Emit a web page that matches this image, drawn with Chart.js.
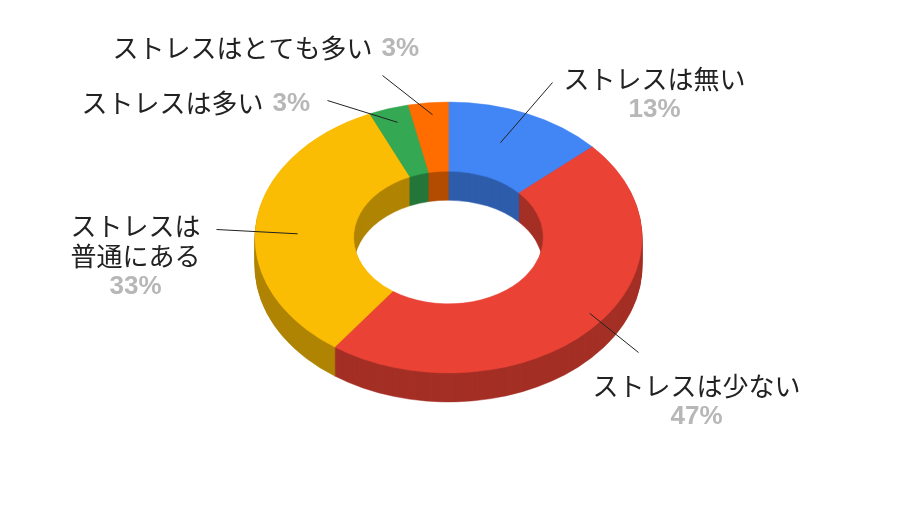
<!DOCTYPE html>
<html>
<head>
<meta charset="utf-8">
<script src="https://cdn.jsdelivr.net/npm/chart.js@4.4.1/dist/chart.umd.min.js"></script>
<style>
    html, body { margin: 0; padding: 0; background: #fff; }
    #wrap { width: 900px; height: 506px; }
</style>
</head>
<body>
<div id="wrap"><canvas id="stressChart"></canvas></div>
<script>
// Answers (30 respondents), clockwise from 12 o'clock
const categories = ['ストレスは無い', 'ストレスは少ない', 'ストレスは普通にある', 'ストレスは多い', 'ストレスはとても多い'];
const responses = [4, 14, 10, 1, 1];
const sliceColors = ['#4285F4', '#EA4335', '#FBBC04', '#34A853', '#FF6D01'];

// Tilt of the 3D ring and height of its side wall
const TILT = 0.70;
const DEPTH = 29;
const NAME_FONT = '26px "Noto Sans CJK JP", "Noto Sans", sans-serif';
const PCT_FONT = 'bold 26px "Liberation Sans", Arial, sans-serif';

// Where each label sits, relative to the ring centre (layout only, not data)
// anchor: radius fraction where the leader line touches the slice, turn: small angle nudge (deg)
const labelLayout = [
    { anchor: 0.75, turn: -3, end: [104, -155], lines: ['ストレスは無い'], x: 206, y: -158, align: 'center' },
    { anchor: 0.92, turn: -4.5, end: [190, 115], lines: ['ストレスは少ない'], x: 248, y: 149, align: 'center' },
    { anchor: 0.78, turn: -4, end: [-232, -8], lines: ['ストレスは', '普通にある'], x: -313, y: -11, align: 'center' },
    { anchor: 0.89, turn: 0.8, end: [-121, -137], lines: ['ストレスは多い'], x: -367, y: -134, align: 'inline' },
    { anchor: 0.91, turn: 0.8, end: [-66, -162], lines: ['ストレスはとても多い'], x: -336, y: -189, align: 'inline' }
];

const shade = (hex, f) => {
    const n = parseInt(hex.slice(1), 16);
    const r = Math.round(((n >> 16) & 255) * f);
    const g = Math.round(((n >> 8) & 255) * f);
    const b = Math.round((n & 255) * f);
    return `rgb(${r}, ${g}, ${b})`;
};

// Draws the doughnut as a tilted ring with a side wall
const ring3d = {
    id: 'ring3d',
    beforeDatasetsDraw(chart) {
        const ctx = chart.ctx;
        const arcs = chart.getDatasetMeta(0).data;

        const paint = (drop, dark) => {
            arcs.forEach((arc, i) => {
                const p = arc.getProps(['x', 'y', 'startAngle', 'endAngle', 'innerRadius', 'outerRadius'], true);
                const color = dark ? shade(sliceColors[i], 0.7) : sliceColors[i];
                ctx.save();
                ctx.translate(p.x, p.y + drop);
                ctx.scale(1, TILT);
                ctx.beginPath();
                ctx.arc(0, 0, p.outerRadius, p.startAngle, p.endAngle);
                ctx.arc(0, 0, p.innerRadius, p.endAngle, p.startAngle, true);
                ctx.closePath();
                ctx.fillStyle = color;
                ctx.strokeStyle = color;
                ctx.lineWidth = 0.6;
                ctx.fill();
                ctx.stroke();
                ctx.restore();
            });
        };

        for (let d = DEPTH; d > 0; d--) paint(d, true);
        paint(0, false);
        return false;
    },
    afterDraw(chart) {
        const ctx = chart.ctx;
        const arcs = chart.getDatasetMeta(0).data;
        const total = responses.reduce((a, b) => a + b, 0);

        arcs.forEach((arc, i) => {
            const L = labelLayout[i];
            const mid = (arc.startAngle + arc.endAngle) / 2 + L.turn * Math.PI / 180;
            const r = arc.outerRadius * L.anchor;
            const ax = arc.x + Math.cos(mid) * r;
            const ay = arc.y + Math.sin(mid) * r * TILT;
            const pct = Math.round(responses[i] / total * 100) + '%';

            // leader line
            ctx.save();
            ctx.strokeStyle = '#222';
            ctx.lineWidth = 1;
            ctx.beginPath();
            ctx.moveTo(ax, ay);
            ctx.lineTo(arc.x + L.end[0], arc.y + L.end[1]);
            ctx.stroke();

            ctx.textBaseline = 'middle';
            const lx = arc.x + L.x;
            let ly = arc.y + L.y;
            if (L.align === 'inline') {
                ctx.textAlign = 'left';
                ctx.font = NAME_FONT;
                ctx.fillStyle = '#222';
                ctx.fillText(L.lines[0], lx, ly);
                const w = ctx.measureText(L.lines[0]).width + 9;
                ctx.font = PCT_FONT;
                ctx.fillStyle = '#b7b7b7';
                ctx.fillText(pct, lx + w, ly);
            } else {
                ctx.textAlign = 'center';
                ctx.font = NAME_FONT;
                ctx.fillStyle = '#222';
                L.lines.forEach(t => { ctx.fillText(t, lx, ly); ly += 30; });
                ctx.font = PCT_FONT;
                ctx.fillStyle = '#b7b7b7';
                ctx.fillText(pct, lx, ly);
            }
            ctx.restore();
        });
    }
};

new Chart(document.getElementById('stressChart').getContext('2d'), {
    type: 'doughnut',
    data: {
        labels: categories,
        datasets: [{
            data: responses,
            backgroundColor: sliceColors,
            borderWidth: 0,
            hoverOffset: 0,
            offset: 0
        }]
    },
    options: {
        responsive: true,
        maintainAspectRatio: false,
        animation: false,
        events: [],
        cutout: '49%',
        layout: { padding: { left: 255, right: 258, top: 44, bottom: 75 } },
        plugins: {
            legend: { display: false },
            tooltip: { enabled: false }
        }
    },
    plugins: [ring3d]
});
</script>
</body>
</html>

┄┄┄┄┄┄

▶ _Set task_:
Copy the listing in full and without alteration, omitting every picture.

▶ _Exercise answer_:
Emit a web page that matches this image, drawn with Chart.js.
<!DOCTYPE html>
<html>
<head>
<meta charset="utf-8">
<script src="https://cdn.jsdelivr.net/npm/chart.js@4.4.1/dist/chart.umd.min.js"></script>
<style>
    html, body { margin: 0; padding: 0; background: #fff; }
    #wrap { width: 900px; height: 506px; }
</style>
</head>
<body>
<div id="wrap"><canvas id="stressChart"></canvas></div>
<script>
// Answers (30 respondents), clockwise from 12 o'clock
const categories = ['ストレスは無い', 'ストレスは少ない', 'ストレスは普通にある', 'ストレスは多い', 'ストレスはとても多い'];
const responses = [4, 14, 10, 1, 1];
const sliceColors = ['#4285F4', '#EA4335', '#FBBC04', '#34A853', '#FF6D01'];

// Tilt of the 3D ring and height of its side wall
const TILT = 0.70;
const DEPTH = 29;
const NAME_FONT = '26px "Noto Sans CJK JP", "Noto Sans", sans-serif';
const PCT_FONT = 'bold 26px "Liberation Sans", Arial, sans-serif';

// Where each label sits, relative to the ring centre (layout only, not data)
// anchor: radius fraction where the leader line touches the slice, turn: small angle nudge (deg)
const labelLayout = [
    { anchor: 0.75, turn: -3, end: [104, -155], lines: ['ストレスは無い'], x: 206, y: -158, align: 'center' },
    { anchor: 0.92, turn: -4.5, end: [190, 115], lines: ['ストレスは少ない'], x: 248, y: 149, align: 'center' },
    { anchor: 0.78, turn: -4, end: [-232, -8], lines: ['ストレスは', '普通にある'], x: -313, y: -11, align: 'center' },
    { anchor: 0.89, turn: 0.8, end: [-121, -137], lines: ['ストレスは多い'], x: -367, y: -134, align: 'inline' },
    { anchor: 0.91, turn: 0.8, end: [-66, -162], lines: ['ストレスはとても多い'], x: -336, y: -189, align: 'inline' }
];

const shade = (hex, f) => {
    const n = parseInt(hex.slice(1), 16);
    const r = Math.round(((n >> 16) & 255) * f);
    const g = Math.round(((n >> 8) & 255) * f);
    const b = Math.round((n & 255) * f);
    return `rgb(${r}, ${g}, ${b})`;
};

// Draws the doughnut as a tilted ring with a side wall
const ring3d = {
    id: 'ring3d',
    beforeDatasetsDraw(chart) {
        const ctx = chart.ctx;
        const arcs = chart.getDatasetMeta(0).data;

        const paint = (drop, dark) => {
            arcs.forEach((arc, i) => {
                const p = arc.getProps(['x', 'y', 'startAngle', 'endAngle', 'innerRadius', 'outerRadius'], true);
                const color = dark ? shade(sliceColors[i], 0.7) : sliceColors[i];
                ctx.save();
                ctx.translate(p.x, p.y + drop);
                ctx.scale(1, TILT);
                ctx.beginPath();
                ctx.arc(0, 0, p.outerRadius, p.startAngle, p.endAngle);
                ctx.arc(0, 0, p.innerRadius, p.endAngle, p.startAngle, true);
                ctx.closePath();
                ctx.fillStyle = color;
                ctx.strokeStyle = color;
                ctx.lineWidth = 0.6;
                ctx.fill();
                ctx.stroke();
                ctx.restore();
            });
        };

        for (let d = DEPTH; d > 0; d--) paint(d, true);
        paint(0, false);
        return false;
    },
    afterDraw(chart) {
        const ctx = chart.ctx;
        const arcs = chart.getDatasetMeta(0).data;
        const total = responses.reduce((a, b) => a + b, 0);

        arcs.forEach((arc, i) => {
            const L = labelLayout[i];
            const mid = (arc.startAngle + arc.endAngle) / 2 + L.turn * Math.PI / 180;
            const r = arc.outerRadius * L.anchor;
            const ax = arc.x + Math.cos(mid) * r;
            const ay = arc.y + Math.sin(mid) * r * TILT;
            const pct = Math.round(responses[i] / total * 100) + '%';

            // leader line
            ctx.save();
            ctx.strokeStyle = '#222';
            ctx.lineWidth = 1;
            ctx.beginPath();
            ctx.moveTo(ax, ay);
            ctx.lineTo(arc.x + L.end[0], arc.y + L.end[1]);
            ctx.stroke();

            ctx.textBaseline = 'middle';
            const lx = arc.x + L.x;
            let ly = arc.y + L.y;
            if (L.align === 'inline') {
                ctx.textAlign = 'left';
                ctx.font = NAME_FONT;
                ctx.fillStyle = '#222';
                ctx.fillText(L.lines[0], lx, ly);
                const w = ctx.measureText(L.lines[0]).width + 9;
                ctx.font = PCT_FONT;
                ctx.fillStyle = '#b7b7b7';
                ctx.fillText(pct, lx + w, ly);
            } else {
                ctx.textAlign = 'center';
                ctx.font = NAME_FONT;
                ctx.fillStyle = '#222';
                L.lines.forEach(t => { ctx.fillText(t, lx, ly); ly += 30; });
                ctx.font = PCT_FONT;
                ctx.fillStyle = '#b7b7b7';
                ctx.fillText(pct, lx, ly);
            }
            ctx.restore();
        });
    }
};

new Chart(document.getElementById('stressChart').getContext('2d'), {
    type: 'doughnut',
    data: {
        labels: categories,
        datasets: [{
            data: responses,
            backgroundColor: sliceColors,
            borderWidth: 0,
            hoverOffset: 0,
            offset: 0
        }]
    },
    options: {
        responsive: true,
        maintainAspectRatio: false,
        animation: false,
        events: [],
        cutout: '49%',
        layout: { padding: { left: 255, right: 258, top: 44, bottom: 75 } },
        plugins: {
            legend: { display: false },
            tooltip: { enabled: false }
        }
    },
    plugins: [ring3d]
});
</script>
</body>
</html>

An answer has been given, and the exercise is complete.